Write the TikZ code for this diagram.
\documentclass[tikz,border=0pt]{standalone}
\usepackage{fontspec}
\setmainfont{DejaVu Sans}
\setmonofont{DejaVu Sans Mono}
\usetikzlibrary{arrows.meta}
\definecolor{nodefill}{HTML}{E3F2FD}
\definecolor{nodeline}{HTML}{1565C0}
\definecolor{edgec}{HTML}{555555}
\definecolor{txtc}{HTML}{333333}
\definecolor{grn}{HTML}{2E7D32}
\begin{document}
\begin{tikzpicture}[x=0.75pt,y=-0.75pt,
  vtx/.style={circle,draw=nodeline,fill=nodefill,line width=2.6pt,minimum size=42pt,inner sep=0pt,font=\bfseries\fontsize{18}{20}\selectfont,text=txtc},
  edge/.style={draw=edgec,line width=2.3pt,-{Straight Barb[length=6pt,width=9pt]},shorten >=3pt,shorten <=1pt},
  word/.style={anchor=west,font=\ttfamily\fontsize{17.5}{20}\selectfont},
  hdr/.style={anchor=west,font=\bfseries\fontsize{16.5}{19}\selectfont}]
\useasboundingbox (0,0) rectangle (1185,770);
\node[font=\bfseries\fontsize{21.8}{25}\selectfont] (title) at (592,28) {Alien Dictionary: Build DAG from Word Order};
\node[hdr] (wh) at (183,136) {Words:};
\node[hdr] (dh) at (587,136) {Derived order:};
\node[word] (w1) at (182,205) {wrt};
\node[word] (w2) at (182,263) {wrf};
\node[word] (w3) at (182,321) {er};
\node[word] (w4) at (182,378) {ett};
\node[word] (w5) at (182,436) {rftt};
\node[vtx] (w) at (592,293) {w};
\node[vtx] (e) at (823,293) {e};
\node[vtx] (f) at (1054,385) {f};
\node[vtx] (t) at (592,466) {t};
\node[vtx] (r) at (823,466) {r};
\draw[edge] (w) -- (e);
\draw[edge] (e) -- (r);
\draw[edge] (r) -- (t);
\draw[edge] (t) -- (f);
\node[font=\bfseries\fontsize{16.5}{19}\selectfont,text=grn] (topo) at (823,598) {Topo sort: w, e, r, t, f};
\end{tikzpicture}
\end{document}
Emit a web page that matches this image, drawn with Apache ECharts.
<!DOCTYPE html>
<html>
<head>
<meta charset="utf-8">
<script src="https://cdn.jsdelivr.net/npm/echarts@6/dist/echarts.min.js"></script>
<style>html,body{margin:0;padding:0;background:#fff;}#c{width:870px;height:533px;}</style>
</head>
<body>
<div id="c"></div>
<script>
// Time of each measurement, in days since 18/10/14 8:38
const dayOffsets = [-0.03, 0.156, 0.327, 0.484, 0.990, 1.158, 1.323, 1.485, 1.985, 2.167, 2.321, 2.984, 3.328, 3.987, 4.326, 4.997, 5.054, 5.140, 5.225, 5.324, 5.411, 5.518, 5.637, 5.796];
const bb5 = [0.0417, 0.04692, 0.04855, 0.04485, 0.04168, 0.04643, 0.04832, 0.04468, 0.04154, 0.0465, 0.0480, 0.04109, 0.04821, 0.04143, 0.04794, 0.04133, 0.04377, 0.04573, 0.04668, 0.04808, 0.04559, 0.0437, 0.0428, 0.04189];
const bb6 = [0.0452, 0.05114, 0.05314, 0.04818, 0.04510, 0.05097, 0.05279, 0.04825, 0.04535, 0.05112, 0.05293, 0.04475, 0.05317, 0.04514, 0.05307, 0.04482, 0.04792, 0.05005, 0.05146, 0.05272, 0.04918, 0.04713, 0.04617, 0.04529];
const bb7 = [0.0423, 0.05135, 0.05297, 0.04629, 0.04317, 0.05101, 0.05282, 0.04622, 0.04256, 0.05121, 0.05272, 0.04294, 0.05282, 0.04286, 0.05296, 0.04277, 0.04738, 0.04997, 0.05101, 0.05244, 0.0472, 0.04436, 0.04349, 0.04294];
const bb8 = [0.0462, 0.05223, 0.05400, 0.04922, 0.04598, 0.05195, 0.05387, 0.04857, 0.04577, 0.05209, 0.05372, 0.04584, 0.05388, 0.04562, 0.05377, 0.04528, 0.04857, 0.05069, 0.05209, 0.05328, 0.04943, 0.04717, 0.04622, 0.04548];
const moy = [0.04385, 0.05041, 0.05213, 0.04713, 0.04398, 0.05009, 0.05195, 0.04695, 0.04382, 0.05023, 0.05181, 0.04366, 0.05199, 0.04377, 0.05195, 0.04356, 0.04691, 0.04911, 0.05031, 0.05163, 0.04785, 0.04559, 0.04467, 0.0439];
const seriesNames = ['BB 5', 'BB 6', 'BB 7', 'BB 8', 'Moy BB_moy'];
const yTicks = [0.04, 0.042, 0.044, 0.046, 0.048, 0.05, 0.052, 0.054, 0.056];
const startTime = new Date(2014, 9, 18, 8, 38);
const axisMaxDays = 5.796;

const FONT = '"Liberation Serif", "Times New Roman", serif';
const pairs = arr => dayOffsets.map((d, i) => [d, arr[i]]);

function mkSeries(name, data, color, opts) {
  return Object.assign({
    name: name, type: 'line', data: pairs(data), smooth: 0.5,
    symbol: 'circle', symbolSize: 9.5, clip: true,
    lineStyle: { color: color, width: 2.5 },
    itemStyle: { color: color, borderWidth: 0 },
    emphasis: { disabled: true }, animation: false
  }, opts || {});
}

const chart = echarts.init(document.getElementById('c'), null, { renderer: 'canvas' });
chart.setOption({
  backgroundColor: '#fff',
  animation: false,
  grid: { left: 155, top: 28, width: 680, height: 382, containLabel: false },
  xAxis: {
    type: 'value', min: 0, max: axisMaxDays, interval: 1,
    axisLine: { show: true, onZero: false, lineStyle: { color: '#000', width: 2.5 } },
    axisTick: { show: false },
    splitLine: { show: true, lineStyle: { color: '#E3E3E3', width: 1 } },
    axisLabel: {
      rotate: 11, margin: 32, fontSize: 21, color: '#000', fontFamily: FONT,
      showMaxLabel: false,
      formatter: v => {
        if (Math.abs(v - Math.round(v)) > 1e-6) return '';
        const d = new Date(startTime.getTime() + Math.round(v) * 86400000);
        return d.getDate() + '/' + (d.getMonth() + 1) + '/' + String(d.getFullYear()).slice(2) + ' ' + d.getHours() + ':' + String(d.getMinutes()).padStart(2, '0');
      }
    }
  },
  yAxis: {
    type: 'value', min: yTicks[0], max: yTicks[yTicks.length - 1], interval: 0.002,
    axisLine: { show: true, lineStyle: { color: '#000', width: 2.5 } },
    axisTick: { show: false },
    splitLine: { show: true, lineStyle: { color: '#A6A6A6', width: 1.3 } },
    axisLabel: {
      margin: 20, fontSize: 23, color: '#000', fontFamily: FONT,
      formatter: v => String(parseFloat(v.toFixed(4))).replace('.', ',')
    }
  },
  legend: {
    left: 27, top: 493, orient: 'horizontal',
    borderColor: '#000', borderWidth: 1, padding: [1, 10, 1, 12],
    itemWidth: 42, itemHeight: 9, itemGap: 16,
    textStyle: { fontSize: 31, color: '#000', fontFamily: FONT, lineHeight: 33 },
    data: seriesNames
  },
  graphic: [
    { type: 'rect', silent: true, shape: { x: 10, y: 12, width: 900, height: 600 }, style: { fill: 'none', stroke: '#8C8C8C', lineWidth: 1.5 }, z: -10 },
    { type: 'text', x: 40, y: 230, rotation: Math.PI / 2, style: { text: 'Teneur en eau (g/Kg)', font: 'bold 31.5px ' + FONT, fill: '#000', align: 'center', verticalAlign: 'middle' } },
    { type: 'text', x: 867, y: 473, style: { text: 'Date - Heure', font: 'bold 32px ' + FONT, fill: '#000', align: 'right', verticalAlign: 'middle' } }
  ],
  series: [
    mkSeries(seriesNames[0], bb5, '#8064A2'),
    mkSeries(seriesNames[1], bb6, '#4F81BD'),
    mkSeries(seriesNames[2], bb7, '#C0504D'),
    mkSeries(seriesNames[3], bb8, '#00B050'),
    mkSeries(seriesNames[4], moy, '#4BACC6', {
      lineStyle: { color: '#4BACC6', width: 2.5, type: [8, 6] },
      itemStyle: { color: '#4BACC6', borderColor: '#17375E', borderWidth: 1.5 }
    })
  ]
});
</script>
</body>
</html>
__________________________________________________
Problem requirements |
Scan the material above. Copy each line where "this" occurs.

Solution to the exercise |
Write the TikZ code for this diagram.
Emit a web page that matches this image, drawn with Apache ECharts.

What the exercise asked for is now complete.